**Task statement:**
Extract from the entries below, exactly as given, only the lines from the line containing "Reproduce this chart with Apache ECharts." to the line containing "35, step: 5", both lines included.

**Available data:**
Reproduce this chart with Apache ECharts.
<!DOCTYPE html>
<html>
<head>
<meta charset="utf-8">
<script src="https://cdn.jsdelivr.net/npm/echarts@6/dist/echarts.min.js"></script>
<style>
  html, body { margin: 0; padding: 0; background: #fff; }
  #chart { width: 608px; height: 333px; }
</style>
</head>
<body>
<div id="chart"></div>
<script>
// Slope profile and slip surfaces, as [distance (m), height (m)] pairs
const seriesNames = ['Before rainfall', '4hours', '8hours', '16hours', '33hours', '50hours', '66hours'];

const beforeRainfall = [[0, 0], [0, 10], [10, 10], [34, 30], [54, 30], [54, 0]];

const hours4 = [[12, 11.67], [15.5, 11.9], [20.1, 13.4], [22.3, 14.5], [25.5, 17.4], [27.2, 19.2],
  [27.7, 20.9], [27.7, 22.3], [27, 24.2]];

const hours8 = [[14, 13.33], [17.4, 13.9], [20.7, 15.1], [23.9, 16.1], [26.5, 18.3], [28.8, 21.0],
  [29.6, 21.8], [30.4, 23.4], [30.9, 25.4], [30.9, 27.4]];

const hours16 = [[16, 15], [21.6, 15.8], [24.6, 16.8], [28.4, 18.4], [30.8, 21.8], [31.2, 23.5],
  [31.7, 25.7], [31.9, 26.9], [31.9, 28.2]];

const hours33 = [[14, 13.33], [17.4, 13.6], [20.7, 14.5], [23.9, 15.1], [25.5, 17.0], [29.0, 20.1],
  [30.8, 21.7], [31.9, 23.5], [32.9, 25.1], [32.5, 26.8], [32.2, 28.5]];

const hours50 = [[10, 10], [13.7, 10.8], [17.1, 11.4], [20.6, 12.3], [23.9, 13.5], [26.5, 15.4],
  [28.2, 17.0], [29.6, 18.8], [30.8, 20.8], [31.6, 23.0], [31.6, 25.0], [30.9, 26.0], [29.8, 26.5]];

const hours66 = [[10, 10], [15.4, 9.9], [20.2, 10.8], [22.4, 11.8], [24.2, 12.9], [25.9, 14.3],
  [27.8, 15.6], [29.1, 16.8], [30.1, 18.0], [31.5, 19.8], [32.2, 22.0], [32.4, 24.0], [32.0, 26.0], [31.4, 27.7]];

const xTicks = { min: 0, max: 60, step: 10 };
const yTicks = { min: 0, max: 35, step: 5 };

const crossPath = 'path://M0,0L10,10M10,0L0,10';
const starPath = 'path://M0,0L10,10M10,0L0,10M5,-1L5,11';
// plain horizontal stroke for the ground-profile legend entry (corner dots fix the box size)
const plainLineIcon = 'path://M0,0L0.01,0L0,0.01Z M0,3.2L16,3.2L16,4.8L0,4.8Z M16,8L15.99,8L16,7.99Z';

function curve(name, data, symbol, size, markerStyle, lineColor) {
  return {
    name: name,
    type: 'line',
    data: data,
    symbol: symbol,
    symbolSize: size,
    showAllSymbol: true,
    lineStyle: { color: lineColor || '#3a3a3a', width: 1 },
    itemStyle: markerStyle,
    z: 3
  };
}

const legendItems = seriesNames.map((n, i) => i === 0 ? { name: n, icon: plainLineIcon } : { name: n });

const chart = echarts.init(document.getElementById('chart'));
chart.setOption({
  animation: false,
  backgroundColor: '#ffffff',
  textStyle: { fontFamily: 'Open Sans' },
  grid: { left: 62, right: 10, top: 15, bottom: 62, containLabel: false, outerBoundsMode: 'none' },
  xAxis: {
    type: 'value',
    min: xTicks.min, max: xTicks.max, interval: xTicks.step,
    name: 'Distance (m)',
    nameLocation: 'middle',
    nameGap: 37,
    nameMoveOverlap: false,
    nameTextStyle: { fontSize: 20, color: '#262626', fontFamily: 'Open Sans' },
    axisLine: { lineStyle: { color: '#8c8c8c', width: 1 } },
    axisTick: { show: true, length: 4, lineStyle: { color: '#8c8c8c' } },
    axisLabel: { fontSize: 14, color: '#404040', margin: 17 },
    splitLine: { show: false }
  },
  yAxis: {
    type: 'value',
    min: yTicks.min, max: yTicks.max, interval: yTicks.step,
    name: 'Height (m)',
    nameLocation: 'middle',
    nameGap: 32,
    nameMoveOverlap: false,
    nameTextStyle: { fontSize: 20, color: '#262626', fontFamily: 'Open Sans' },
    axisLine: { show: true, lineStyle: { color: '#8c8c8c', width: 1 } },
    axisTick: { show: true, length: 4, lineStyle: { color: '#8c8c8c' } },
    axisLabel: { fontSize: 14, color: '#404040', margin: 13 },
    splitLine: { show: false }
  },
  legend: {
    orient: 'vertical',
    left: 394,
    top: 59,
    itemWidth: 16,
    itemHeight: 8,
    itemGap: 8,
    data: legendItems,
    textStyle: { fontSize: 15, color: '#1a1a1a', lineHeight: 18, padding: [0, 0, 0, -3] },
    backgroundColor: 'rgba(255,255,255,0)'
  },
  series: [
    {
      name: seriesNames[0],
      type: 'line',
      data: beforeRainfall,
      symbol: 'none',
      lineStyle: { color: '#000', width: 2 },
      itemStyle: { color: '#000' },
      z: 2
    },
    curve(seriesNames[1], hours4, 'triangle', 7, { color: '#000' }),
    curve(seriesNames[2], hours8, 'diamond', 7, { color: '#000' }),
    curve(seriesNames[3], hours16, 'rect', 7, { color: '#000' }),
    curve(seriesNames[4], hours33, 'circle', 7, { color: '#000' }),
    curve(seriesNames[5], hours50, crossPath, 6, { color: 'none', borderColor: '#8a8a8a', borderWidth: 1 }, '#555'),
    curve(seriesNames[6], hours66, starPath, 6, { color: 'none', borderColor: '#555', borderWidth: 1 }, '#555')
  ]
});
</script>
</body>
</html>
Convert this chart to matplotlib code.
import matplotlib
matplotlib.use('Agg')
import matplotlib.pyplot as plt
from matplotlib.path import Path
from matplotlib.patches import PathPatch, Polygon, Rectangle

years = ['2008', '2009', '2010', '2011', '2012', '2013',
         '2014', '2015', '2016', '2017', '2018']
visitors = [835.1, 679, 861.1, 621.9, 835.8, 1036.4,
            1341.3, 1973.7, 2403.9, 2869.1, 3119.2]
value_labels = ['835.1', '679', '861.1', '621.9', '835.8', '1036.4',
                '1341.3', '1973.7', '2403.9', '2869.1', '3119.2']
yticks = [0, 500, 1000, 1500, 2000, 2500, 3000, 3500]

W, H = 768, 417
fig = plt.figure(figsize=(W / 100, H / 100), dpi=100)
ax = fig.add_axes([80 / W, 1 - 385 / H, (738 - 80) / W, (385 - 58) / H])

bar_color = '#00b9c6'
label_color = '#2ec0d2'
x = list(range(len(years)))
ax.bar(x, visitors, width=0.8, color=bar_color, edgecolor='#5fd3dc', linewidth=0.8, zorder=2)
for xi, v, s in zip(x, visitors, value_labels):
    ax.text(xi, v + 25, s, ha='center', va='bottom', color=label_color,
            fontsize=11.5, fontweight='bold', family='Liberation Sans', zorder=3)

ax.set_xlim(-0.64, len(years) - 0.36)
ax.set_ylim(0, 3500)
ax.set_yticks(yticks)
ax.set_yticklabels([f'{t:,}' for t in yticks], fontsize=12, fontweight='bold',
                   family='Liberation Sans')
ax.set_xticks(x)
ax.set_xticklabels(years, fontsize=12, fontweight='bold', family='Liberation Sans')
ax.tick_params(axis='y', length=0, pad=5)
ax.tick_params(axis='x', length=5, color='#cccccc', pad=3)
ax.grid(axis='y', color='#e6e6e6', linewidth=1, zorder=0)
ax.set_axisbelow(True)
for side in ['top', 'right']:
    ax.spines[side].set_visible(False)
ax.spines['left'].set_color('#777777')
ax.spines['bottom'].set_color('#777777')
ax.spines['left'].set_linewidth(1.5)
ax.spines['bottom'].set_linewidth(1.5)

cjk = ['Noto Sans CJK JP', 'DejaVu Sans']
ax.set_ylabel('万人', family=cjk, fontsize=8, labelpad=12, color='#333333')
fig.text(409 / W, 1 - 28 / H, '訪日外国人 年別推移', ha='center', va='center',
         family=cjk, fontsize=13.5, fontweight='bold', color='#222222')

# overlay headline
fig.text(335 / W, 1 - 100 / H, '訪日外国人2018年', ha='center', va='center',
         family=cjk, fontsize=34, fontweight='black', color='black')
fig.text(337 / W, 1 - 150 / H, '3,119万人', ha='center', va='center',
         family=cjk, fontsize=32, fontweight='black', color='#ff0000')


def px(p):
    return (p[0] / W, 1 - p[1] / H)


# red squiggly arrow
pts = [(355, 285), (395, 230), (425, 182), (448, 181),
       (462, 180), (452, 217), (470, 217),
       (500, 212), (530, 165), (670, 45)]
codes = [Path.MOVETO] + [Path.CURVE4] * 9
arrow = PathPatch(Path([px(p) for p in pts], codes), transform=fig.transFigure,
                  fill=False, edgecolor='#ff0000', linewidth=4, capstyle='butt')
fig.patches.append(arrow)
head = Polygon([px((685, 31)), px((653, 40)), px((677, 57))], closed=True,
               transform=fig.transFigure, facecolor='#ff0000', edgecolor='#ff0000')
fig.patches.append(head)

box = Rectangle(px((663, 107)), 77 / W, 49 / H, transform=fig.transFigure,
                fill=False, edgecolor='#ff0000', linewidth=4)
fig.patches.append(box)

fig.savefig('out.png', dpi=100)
==
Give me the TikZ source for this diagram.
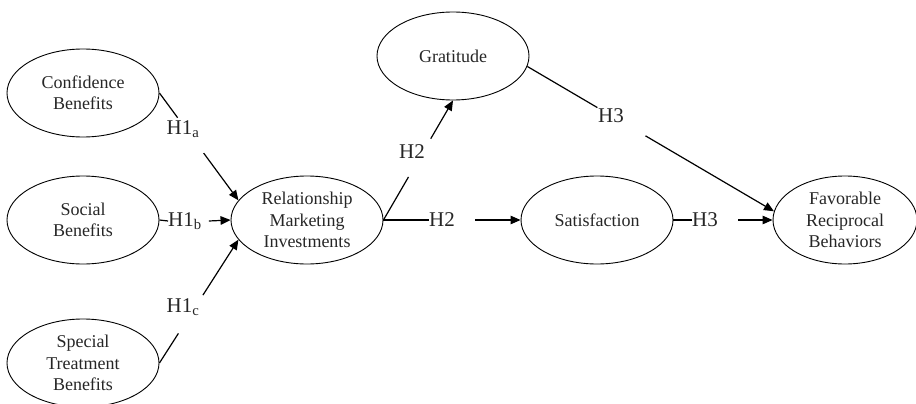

**Written response:**
Reproduce this chart with Apache ECharts.
<!DOCTYPE html>
<html>
<head>
<meta charset="utf-8">
<script src="https://cdn.jsdelivr.net/npm/echarts@6/dist/echarts.min.js"></script>
<style>
  html, body { margin: 0; padding: 0; background: #fff; }
  #chart { width: 608px; height: 333px; }
</style>
</head>
<body>
<div id="chart"></div>
<script>
// Slope profile and slip surfaces, as [distance (m), height (m)] pairs
const seriesNames = ['Before rainfall', '4hours', '8hours', '16hours', '33hours', '50hours', '66hours'];

const beforeRainfall = [[0, 0], [0, 10], [10, 10], [34, 30], [54, 30], [54, 0]];

const hours4 = [[12, 11.67], [15.5, 11.9], [20.1, 13.4], [22.3, 14.5], [25.5, 17.4], [27.2, 19.2],
  [27.7, 20.9], [27.7, 22.3], [27, 24.2]];

const hours8 = [[14, 13.33], [17.4, 13.9], [20.7, 15.1], [23.9, 16.1], [26.5, 18.3], [28.8, 21.0],
  [29.6, 21.8], [30.4, 23.4], [30.9, 25.4], [30.9, 27.4]];

const hours16 = [[16, 15], [21.6, 15.8], [24.6, 16.8], [28.4, 18.4], [30.8, 21.8], [31.2, 23.5],
  [31.7, 25.7], [31.9, 26.9], [31.9, 28.2]];

const hours33 = [[14, 13.33], [17.4, 13.6], [20.7, 14.5], [23.9, 15.1], [25.5, 17.0], [29.0, 20.1],
  [30.8, 21.7], [31.9, 23.5], [32.9, 25.1], [32.5, 26.8], [32.2, 28.5]];

const hours50 = [[10, 10], [13.7, 10.8], [17.1, 11.4], [20.6, 12.3], [23.9, 13.5], [26.5, 15.4],
  [28.2, 17.0], [29.6, 18.8], [30.8, 20.8], [31.6, 23.0], [31.6, 25.0], [30.9, 26.0], [29.8, 26.5]];

const hours66 = [[10, 10], [15.4, 9.9], [20.2, 10.8], [22.4, 11.8], [24.2, 12.9], [25.9, 14.3],
  [27.8, 15.6], [29.1, 16.8], [30.1, 18.0], [31.5, 19.8], [32.2, 22.0], [32.4, 24.0], [32.0, 26.0], [31.4, 27.7]];

const xTicks = { min: 0, max: 60, step: 10 };
const yTicks = { min: 0, max: 35, step: 5 };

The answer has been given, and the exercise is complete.